Required task: Wherever the string "this" appears, copy the whole line.

##### Listed entries

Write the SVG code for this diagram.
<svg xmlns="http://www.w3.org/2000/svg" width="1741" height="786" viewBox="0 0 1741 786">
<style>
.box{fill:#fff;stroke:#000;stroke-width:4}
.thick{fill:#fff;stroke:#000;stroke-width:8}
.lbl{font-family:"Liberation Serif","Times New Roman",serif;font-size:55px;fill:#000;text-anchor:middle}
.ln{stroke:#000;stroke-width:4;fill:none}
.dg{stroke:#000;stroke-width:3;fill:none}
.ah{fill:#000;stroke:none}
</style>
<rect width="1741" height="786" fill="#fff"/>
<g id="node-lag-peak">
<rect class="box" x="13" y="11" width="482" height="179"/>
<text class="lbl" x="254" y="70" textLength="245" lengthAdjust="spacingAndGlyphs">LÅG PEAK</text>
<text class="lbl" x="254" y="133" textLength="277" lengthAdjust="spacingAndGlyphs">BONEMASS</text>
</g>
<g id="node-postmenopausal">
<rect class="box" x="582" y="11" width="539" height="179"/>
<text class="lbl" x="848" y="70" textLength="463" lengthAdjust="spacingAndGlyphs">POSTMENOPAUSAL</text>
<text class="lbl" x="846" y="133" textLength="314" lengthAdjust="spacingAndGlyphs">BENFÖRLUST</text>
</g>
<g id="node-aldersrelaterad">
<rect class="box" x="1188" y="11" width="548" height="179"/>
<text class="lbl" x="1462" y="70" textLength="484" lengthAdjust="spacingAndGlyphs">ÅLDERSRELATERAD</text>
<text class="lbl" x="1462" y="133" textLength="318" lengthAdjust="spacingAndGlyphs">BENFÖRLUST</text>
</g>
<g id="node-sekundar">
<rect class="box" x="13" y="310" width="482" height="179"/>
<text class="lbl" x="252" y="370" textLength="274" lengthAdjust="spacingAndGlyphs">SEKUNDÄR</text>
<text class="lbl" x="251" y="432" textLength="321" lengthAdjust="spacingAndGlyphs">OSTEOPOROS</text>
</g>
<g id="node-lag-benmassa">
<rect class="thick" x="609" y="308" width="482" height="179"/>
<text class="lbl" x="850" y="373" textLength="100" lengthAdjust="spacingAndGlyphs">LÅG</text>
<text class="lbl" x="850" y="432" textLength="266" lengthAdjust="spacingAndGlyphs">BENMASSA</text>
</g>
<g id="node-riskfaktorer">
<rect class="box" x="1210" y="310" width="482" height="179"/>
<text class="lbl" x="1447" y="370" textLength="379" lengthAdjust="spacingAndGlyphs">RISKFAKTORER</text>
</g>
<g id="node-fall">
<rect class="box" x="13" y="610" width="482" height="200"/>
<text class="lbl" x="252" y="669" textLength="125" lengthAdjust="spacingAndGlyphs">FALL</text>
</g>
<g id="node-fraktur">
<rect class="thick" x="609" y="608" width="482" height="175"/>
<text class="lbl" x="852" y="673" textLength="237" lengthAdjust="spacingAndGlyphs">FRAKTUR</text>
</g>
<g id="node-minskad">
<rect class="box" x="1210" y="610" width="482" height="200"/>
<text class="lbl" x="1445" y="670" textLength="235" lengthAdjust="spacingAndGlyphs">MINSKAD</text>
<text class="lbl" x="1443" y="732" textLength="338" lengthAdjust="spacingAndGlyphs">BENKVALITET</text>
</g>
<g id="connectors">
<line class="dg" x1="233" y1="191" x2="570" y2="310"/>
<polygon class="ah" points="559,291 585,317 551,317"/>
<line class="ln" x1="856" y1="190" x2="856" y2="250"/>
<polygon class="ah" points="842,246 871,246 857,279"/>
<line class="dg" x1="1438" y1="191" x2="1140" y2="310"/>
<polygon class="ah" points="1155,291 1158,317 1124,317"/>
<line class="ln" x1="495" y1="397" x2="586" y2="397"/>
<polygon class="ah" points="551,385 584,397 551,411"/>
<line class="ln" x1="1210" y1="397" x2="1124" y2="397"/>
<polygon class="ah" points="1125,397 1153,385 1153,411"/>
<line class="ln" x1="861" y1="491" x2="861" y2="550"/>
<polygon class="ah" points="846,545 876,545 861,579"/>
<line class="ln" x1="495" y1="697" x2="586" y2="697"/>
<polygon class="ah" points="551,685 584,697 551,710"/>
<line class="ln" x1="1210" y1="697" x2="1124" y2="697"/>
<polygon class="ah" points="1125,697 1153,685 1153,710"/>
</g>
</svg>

##########
##### Listed entries

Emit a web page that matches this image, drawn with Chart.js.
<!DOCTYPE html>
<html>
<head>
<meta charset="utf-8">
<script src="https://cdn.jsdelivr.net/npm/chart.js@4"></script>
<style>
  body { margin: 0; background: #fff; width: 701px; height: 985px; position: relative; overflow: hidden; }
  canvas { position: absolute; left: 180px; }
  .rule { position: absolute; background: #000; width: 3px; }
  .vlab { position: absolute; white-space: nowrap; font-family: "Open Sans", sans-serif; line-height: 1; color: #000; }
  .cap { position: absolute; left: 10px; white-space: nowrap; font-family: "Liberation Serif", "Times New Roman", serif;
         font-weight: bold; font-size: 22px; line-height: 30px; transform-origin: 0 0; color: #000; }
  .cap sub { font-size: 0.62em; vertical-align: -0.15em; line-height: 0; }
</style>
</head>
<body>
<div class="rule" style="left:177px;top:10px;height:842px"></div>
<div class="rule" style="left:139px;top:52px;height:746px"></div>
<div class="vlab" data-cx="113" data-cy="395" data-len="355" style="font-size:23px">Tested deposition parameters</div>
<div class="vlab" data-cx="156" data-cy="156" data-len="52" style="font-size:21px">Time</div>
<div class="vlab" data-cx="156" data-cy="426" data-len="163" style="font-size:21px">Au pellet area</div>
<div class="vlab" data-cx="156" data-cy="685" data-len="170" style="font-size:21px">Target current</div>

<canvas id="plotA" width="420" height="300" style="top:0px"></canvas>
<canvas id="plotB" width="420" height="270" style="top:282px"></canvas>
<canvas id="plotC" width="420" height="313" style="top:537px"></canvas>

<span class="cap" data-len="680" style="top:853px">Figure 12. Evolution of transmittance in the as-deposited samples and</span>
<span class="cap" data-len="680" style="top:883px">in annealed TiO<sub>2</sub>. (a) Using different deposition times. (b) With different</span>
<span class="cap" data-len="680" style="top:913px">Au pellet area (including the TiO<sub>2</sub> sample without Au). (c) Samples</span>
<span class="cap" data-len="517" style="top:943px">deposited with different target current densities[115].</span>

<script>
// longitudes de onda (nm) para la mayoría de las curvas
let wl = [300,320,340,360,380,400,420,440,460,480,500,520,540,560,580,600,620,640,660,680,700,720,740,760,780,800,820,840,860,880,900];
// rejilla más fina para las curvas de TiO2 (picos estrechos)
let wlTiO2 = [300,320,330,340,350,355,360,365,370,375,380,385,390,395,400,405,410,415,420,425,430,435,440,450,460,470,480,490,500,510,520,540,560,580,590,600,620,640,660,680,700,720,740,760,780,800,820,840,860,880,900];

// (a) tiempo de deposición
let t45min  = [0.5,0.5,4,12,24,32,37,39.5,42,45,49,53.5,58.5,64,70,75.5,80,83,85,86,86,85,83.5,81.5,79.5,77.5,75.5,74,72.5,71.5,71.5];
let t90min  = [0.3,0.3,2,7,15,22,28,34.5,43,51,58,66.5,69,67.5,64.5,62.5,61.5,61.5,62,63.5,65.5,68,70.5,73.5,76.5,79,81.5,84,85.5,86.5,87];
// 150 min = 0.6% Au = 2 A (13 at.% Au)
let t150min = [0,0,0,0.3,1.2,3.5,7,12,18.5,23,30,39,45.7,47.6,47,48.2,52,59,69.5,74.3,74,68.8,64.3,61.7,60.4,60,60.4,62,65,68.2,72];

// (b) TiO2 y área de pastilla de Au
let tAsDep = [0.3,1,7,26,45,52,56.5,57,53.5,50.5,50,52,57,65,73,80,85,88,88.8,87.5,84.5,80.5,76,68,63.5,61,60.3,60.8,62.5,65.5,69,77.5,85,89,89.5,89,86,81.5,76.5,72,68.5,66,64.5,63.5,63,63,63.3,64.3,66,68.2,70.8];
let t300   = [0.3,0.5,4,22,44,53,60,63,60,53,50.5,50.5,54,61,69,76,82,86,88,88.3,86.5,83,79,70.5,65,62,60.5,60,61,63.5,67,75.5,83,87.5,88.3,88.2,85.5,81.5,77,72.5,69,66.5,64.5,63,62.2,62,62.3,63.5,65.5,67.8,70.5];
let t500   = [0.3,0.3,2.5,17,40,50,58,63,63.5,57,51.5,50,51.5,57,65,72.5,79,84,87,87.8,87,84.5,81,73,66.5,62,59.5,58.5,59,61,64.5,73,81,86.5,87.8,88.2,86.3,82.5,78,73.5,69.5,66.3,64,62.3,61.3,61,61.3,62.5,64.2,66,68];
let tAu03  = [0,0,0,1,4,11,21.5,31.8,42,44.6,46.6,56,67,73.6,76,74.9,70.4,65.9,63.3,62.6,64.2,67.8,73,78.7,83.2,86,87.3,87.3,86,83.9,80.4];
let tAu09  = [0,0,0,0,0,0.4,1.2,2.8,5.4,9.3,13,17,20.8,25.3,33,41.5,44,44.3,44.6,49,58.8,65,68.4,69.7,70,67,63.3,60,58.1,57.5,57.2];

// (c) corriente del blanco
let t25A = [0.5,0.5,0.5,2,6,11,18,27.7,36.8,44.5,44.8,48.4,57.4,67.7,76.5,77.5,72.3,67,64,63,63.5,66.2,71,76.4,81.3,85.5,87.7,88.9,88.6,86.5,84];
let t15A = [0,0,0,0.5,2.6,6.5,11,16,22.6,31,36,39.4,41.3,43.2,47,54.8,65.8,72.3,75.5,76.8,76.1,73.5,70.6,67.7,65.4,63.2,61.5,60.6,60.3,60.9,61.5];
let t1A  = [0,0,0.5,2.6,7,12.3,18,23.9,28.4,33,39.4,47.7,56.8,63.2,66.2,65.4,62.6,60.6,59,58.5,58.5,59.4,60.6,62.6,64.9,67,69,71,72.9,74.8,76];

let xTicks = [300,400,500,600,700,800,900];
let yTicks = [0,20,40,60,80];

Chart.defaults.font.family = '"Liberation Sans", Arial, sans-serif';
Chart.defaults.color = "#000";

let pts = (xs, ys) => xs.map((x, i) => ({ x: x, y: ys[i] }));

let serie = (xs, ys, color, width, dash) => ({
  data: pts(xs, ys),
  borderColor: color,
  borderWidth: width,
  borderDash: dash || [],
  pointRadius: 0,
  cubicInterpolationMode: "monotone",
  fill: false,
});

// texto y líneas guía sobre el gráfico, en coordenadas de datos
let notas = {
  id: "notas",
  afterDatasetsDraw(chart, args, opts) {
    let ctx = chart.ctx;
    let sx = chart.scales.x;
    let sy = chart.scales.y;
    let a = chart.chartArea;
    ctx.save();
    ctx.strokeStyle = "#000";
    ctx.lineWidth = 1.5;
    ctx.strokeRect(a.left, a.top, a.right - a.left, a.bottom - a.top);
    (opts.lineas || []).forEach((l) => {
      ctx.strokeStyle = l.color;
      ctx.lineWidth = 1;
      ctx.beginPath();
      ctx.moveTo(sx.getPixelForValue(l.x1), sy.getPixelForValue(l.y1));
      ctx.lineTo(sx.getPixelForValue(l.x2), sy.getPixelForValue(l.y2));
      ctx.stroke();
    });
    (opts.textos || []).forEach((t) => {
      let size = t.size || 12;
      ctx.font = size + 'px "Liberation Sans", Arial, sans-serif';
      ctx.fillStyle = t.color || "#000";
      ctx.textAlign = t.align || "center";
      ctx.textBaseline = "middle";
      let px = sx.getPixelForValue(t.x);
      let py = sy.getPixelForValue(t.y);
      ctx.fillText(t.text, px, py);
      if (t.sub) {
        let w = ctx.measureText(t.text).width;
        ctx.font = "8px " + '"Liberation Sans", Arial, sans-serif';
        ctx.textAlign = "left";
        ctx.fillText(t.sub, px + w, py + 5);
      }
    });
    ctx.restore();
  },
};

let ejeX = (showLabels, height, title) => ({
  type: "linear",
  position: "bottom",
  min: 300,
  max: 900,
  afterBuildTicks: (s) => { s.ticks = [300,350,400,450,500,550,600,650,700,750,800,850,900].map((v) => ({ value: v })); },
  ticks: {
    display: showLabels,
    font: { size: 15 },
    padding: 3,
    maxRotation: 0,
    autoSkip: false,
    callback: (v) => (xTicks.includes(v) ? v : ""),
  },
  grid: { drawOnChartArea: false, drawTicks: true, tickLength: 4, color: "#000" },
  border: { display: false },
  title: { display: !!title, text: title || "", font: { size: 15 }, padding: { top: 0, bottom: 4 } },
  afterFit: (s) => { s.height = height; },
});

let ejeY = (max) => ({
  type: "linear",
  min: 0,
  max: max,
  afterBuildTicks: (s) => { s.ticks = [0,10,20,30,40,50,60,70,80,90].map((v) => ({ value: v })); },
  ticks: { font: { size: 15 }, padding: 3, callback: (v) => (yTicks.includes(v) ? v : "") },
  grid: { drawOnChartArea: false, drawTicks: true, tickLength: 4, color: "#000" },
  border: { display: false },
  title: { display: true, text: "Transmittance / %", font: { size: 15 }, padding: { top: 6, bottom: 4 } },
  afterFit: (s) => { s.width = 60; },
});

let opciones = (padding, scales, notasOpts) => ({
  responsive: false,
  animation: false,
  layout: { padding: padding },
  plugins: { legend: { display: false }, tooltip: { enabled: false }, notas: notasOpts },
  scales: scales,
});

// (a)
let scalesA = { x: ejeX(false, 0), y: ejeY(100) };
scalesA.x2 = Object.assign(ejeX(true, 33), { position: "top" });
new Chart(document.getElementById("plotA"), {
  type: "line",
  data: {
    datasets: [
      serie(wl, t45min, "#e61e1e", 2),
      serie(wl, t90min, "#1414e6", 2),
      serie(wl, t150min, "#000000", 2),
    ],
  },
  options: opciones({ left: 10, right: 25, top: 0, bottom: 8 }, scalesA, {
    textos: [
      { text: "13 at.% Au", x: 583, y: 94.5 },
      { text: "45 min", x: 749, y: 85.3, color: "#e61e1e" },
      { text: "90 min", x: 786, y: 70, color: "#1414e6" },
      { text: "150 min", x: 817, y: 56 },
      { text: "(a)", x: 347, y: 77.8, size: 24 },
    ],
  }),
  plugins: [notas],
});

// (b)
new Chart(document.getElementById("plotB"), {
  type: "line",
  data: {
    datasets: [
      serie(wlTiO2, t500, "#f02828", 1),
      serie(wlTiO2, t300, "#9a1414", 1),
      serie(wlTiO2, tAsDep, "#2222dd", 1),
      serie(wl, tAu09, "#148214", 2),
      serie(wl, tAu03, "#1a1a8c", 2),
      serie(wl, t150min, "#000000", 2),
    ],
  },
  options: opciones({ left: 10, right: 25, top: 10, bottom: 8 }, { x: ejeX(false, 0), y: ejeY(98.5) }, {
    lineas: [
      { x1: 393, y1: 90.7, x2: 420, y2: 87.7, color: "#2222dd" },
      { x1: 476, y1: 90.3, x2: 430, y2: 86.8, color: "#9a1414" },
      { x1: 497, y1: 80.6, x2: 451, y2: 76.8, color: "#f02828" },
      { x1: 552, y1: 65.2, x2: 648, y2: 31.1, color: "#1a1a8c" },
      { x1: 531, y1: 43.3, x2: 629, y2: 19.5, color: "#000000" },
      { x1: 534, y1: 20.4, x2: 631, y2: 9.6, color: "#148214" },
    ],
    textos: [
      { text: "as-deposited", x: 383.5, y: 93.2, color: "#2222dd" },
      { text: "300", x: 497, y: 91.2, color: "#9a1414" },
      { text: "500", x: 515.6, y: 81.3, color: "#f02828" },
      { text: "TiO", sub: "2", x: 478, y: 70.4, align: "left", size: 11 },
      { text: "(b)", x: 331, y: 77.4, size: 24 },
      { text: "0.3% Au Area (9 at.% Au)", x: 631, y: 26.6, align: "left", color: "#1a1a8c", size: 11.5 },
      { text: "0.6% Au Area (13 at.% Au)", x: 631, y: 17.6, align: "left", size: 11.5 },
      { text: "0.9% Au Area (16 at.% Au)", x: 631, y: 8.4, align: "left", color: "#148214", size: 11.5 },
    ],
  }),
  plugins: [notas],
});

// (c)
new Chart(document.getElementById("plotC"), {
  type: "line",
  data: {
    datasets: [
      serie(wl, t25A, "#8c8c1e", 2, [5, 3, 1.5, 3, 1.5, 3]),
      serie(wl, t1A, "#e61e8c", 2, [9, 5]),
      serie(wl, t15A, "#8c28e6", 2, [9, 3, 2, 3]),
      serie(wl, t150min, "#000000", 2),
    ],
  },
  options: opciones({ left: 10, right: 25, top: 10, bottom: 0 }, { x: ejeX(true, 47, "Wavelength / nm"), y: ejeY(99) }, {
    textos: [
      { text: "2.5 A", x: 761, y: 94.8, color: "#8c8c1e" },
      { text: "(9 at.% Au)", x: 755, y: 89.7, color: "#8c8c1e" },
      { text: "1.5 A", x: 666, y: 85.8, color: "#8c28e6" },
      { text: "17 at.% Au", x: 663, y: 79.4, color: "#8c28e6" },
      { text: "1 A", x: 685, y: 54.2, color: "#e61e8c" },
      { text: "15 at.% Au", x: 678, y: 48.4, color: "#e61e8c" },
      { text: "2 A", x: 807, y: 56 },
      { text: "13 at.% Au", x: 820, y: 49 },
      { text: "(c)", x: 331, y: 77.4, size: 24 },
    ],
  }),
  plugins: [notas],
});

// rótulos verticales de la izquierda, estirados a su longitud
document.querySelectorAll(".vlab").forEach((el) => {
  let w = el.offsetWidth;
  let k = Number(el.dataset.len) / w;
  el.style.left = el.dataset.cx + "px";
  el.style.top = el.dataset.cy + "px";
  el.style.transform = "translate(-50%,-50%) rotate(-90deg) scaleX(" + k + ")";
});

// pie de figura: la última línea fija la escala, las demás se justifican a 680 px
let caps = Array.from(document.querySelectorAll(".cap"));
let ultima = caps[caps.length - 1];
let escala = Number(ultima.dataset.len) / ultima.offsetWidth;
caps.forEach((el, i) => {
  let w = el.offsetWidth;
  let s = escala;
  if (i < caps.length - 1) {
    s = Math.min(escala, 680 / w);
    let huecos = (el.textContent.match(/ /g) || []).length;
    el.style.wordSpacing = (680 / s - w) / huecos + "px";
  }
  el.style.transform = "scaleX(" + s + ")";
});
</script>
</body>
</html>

##########

Correct answer:
Write the SVG code for this diagram.
Emit a web page that matches this image, drawn with Chart.js.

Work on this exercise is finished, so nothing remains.